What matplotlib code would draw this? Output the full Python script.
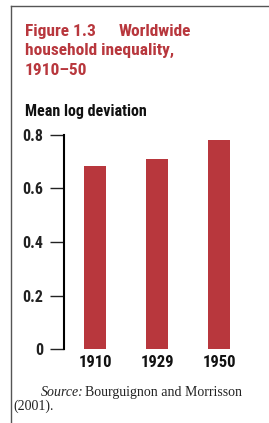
import matplotlib
matplotlib.use("Agg")
import matplotlib.pyplot as plt

years = ["1910", "1929", "1950"]
values = [0.685, 0.71, 0.78]
yticks = [0, 0.2, 0.4, 0.6, 0.8]
ytick_labels = ["0", "0.2", "0.4", "0.6", "0.8"]

W, H = 269, 423
fig = plt.figure(figsize=(W / 100, H / 100), dpi=100)
fig.patch.set_facecolor("white")

def fx(px):
    return px / W

def fy(py):
    return 1 - py / H

fig.add_artist(plt.Line2D([fx(11), 1.0], [fy(6), fy(6)], color="#555555", lw=1.0))
fig.add_artist(plt.Line2D([fx(11), fx(11)], [fy(6), 0.0], color="#555555", lw=1.0))

red = "#B8373D"
sans = ["Roboto Condensed", "DejaVu Sans"]
kw = dict(color=red, fontsize=12.5, fontweight=800, family=sans,
          fontstretch="condensed", va="baseline", ha="left")
fig.text(fx(25), fy(36), "Figure 1.3", **kw)
fig.text(fx(119), fy(36), "Worldwide", **kw)
fig.text(fx(25), fy(55), "household inequality,", **kw)
fig.text(fx(25), fy(75), "1910\u201350", **kw)
fig.text(fx(25), fy(116), "Mean log deviation", color="#111111", fontsize=11.5,
         fontweight=800, family=sans, fontstretch="condensed",
         va="baseline", ha="left")

ax = fig.add_axes([fx(64), fy(349), fx(250) - fx(64), fy(135) - fy(349)])
x = list(range(len(years)))
ax.bar(x, values, width=0.37, color=red)
ax.set_xlim(-0.5, 2.5)
ax.set_ylim(0, 0.8)
ax.set_yticks(yticks)
ax.set_yticklabels(ytick_labels, fontsize=11.5, fontweight=800, family=sans,
                   fontstretch="condensed")
ax.set_xticks(x)
ax.set_xticklabels(years, fontsize=12, fontweight=800, family=sans,
                   fontstretch="condensed")
for s in ["top", "right", "bottom"]:
    ax.spines[s].set_visible(False)
ax.spines["left"].set_linewidth(1.5)
ax.tick_params(axis="y", length=10, width=1.0, pad=5, colors="#222222")
ax.tick_params(axis="x", length=0, pad=4, colors="#111111")
ax.patch.set_alpha(0)

serif = ["Liberation Serif", "DejaVu Serif"]
fig.text(fx(41), fy(392), "Source:", fontsize=10, style="italic", family=serif,
         va="center", ha="left", color="#222222")
fig.text(fx(85), fy(392), "Bourguignon and Morrisson", fontsize=10, family=serif,
         va="center", ha="left", color="#222222")
fig.text(fx(13), fy(406), "(2001).", fontsize=10, family=serif,
         va="center", ha="left", color="#222222")

fig.savefig("out.png", dpi=100, facecolor="white")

| Directive |
Every line from the start of the listing above through the line with "import matplotlib.pyplot as plt" should be repeated exactly; skip the pictures and add nothing else.

| Result for this task |
What matplotlib code would draw this? Output the full Python script.
import matplotlib
matplotlib.use("Agg")
import matplotlib.pyplot as plt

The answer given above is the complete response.